Social Media

What To Do When My Business Gets a Bad Review?


24. June 2011


Businesses can and do get bad reviews. And there’s nothing you can do to prevent that occasional negative review despite your best service, care, and effort. If you’ve been on top of things, and have many positive reviews, then that negative one won’t hurt as much. As part of our services, we encourage and educate our business owner clients to be open to reviews, by creating citations for their business in various popular review directories if they aren’t already listed.

When you open yourself up to reviews, generally you’ll get more positive reviews than negative. This trend has been documented by research, even as far back as 2006 by BazaarVoice. The review distribution follows a J-Curve, with most reviews on the positive side. Unless of course, your product/service is really truly crappy or unethical. If you’re a good business, you’ll likely hover between 4 or 5, with some studies showing that the average aggregate is around 4.3 out of 5.

Negative Reviews & Managing Your Online Reputation

Negative criticism can come from many places. There’s the traditional and popular review sites such as Google Local and Citysearch, but opinions from your customers can also come in form of tweets, Facebook comments, Foursquare tips, blog posts, and a variety of other social tools and websites. It is important to monitor all your reviews, both good and bad, engage your customers online, and take appropriate action when necessary. As a business owner, it is not enough to simply read the reviews & comments people leave your business, you must do something about them too.

When a review contains profanity or malicious content, often times the Terms and Conditions of the hosting site will allow you to flag a review for removal. Places like Yelp and Google allow you to respond publicly to the review. At Flow Simple we encourage all businesses to respond with a quick “Thank you” to the positive ones. That way when you do get a negative one, it won’t seem out of place for you to respond and explain your side of the story. With Facebook and Twitter the comments and replies are quick and easy. A simple acknowledgement of someone mentioning you in a tweet, comment or post is good for managing and growing your online reputation.

Monitoring Tools to Help You Track Reviews & Comments

There are many tools that make this process easier and efficient, and when you work with Flow Simple, we’ll both use these tools to monitor your the buzz about your business, and train you on how to use these effectively to respond to your customers. These are our favorites:

  • Google Alerts: Tracks any mentions of your business name on websites, blogs, discussions, etc.
  • Hootsuite: A nice social media dashboard to monitor Twitter, Facebook and other tools all at once.

Aside from tracking just your brand name, it can also be useful to track:

  • keywords related to your business in a localized area
  • your competitors
  • industry news that can serve as content to report or retweet
  • local news outlets and sites to improve your press relations
  • your employees
  • names of products that you use in your business or service
  • Encourage Positive Reviews (& Checkins)
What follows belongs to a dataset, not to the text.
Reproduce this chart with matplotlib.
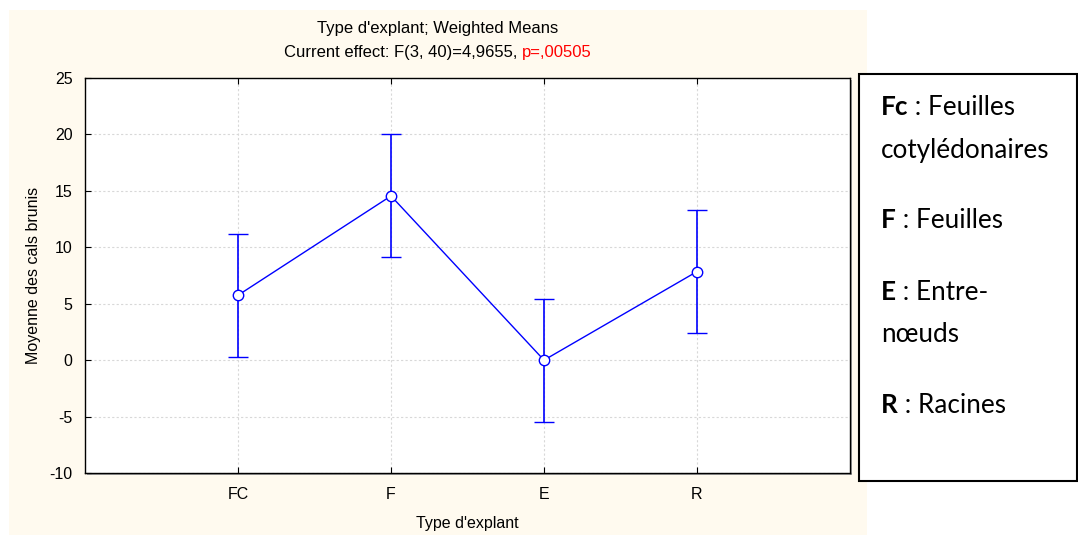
import matplotlib
matplotlib.use("Agg")
import matplotlib.pyplot as plt
from matplotlib.patches import Rectangle

categories = ["FC", "F", "E", "R"]
means = [5.75, 14.55, 0.0, 7.85]
errors = [5.45, 5.45, 5.45, 5.45]
yticks = [-10, -5, 0, 5, 10, 15, 20, 25]
title1 = "Type d'explant; Weighted Means"
title2_black = "Current effect: F(3, 40)=4,9655, "
title2_red = "p=,00505"
xlabel = "Type d'explant"
ylabel = "Moyenne des cals brunis"
legend_lines = [("Fc", " : Feuilles"), ("", "cotylédonaires"), ("F", " : Feuilles"),
                ("E", " : Entre-"), ("", "nœuds"), ("R", " : Racines")]
legend_baselines = [115, 158, 228, 300, 342, 413]

W, H = 1078, 535
FS = 11.5
FT = 12
plt.rcParams['font.family'] = ['Liberation Sans', 'DejaVu Sans']
plt.rcParams['axes.unicode_minus'] = False
fig = plt.figure(figsize=(W / 100, H / 100), dpi=100)
fig.patch.set_facecolor('white')
renderer = fig.canvas.get_renderer()

def fx(px):
    return px / W

def fy(py):
    return 1 - py / H

# cream panel
fig.patches.append(Rectangle((fx(9), 0), fx(867) - fx(9), fy(10), transform=fig.transFigure,
                             facecolor='#FFFAEF', edgecolor='none', zorder=0))

# axes shadow
fig.patches.append(Rectangle((fx(87), fy(475)), fx(852) - fx(87), fy(80) - fy(475),
                             transform=fig.transFigure, facecolor='#A0A0A0',
                             edgecolor='none', zorder=1))

ax = fig.add_axes([fx(85), fy(473), fx(850) - fx(85), fy(78) - fy(473)])
ax.set_zorder(2)
ax.set_facecolor('white')
x = list(range(1, len(categories) + 1))
ax.errorbar(x, means, yerr=errors, color='#0000FF', lw=1.0, elinewidth=1.2,
            capsize=7.5, capthick=1.2, marker='o', markersize=7.5,
            markerfacecolor='white', markeredgecolor='#0000FF', markeredgewidth=1.0,
            zorder=3)
ax.set_xlim(0, 5)
ax.set_ylim(-10, 25)
ax.set_xticks(x)
ax.set_xticklabels(categories)
ax.set_yticks(yticks)
ax.tick_params(direction='in', length=4, width=0.8, labelsize=FS, top=True, colors='black')
ax.tick_params(axis='x', pad=10)
ax.tick_params(axis='y', pad=9)
ax.grid(True, color='#D8D8D8', linestyle=(0, (2, 2)), lw=0.8)
for s in ax.spines.values():
    s.set_color('black')
    s.set_linewidth(1.0)
ax.set_xlabel(xlabel, fontsize=FS, labelpad=10)
ax.set_ylabel(ylabel, fontsize=FS, labelpad=6)

# titles
fig.text(fx(438), fy(28), title1, ha='center', va='center', fontsize=FT, zorder=3)
tb = fig.text(0, fy(52), title2_black, ha='left', va='center', fontsize=FT, zorder=3)
tr = fig.text(0, fy(52), title2_red, ha='left', va='center', fontsize=FT, color='#FF0000', zorder=3)
wb = tb.get_window_extent(renderer).width
wr = tr.get_window_extent(renderer).width
x0 = 438 - (wb + wr) / 2
tb.set_x(fx(x0))
tr.set_x(fx(x0 + wb))

# legend box
fig.patches.append(Rectangle((fx(859), fy(481)), fx(1077) - fx(859), fy(74) - fy(481),
                             transform=fig.transFigure, facecolor='white',
                             edgecolor='black', lw=1.5, zorder=2))
# pick font size so the widest line matches the reference width (~170 px)
probe = fig.text(0, 0, "cotylédonaires", fontsize=17, family='Lato')
pw = probe.get_window_extent(renderer).width
probe.remove()
fs = 17 * 168 / pw
for (b, r), yy in zip(legend_lines, legend_baselines):
    xx = 881
    if b:
        t = fig.text(fx(xx), fy(yy), b, ha='left', va='baseline', fontsize=fs,
                     fontweight='bold', family='Lato', zorder=3)
        xx += t.get_window_extent(renderer).width
    fig.text(fx(xx), fy(yy), r, ha='left', va='baseline', fontsize=fs,
             family='Lato', zorder=3)

fig.savefig('out.png', dpi=100, facecolor='white')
Encouraging and explicitly asking your customers to review is good business practice. (Yelp being an exception, and to quote Matt McGee, they live in a “world of pixie dust and unicorns.”) Offering incentives for reviews and sharing does work, and may be good for your business if you are lacking in good user generated reviews to help boost your listings viability and overall SEO efforts. For most service based business the ROI from offering incentives is easy to see and justify, and often times the incentives don’t need to be huge to encourage your customers to review you or check in.

Having your customers review you or check in to your business is another way to get some free marketing, a great way to build customer loyalty, and increase your retention rate. So before you’re you’re feeling desperate to go cough up a ridiculous deal for Groupon at a total loss to you, try an incentive deal for checkins and reviews and see how effective this can be!